Papermaking

There are a few things I do in my spare time that bring me real, relaxing joy: driving my MINI Cooper S on twisty Texas Hill Country roads; tanking as a paladin in World of Warcraft; and, now, papermaking.  The feel of pulpy water on my hands and the precision it requires to pull an even sheet of paper on the mould and deckle creates an experience that focuses my mind and allows me to focus on other things than my worries for a while.

But papermaking is tricky when you’re first starting out, and it takes me two or three pulls with the mould and deckle to get one good sheet.  First, you have to be very careful to come up out of the water straight so that you get an even sheet.  Then there’s a little shake you have to do in the second the water is draining through the screen to make sure you even the pulp out.  The last step — couching, or laying the pulp on felt sheets — also requires precision and a bit of luck.  It’s very easy to ruin a sheet by not flipping the mould quickly enough or not pressing it hard enough onto the felt to transfer the pulp.  In these respects, papermaking hasn’t changed much from the way they did it in the middle ages.

The press, however, has seen a bit of an improvement since the 15th century:

Luckily for me, enrolling in a class at the SW School of Art and Craft gives me access to the studios whenever I need it.  After one night of paper pulling for the manuscript project, I have a feeling I’m going to need it.  Thursday evening was my first chance to make my paper and I was only able to make two or three test sheets since it took me quite a while to meticulously prepare the clear plastic guide sheets to mark out my writing area.  Since I plan to write on my pages with ink and pen, I’m using pre-sized 100% cotton pulp on a 14” x 8.5” mould and deckle to produce quires of 3 sheets or 6 pages that are 7” x 8.5” when folded in half.  The writing area will be 5” x 6” with 1” x 1” gold leaf Lombardic capitals on a bright red square beginning each page.
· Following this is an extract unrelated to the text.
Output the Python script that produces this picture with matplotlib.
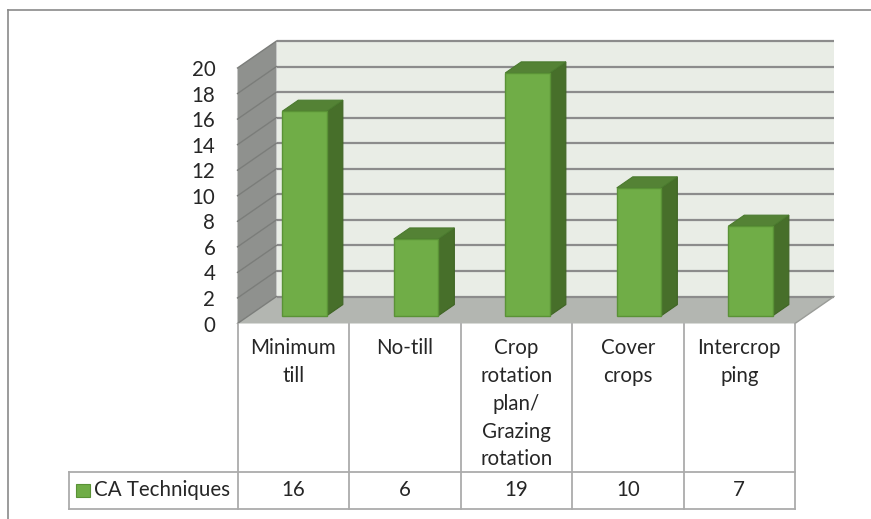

At least, that’s the idea.

My red is a custom mixture of carmine and red iron oxide, and should produce a blood red when it dries.  I mixed the final color in a condiment bottle by using highly concentrated pulp mixed with pigment and normal pulpy water.  Thursday my method for putting on the squares was to couch the sheet and lay a thick plastic sheet with rulings to mark out the writing area and exact position of the red squares.  The squares were cut out of the plastic so that I could “paint” the red pulp onto the white pulp, flip the sheet, re-lay the plastic and paint two squares on the other side.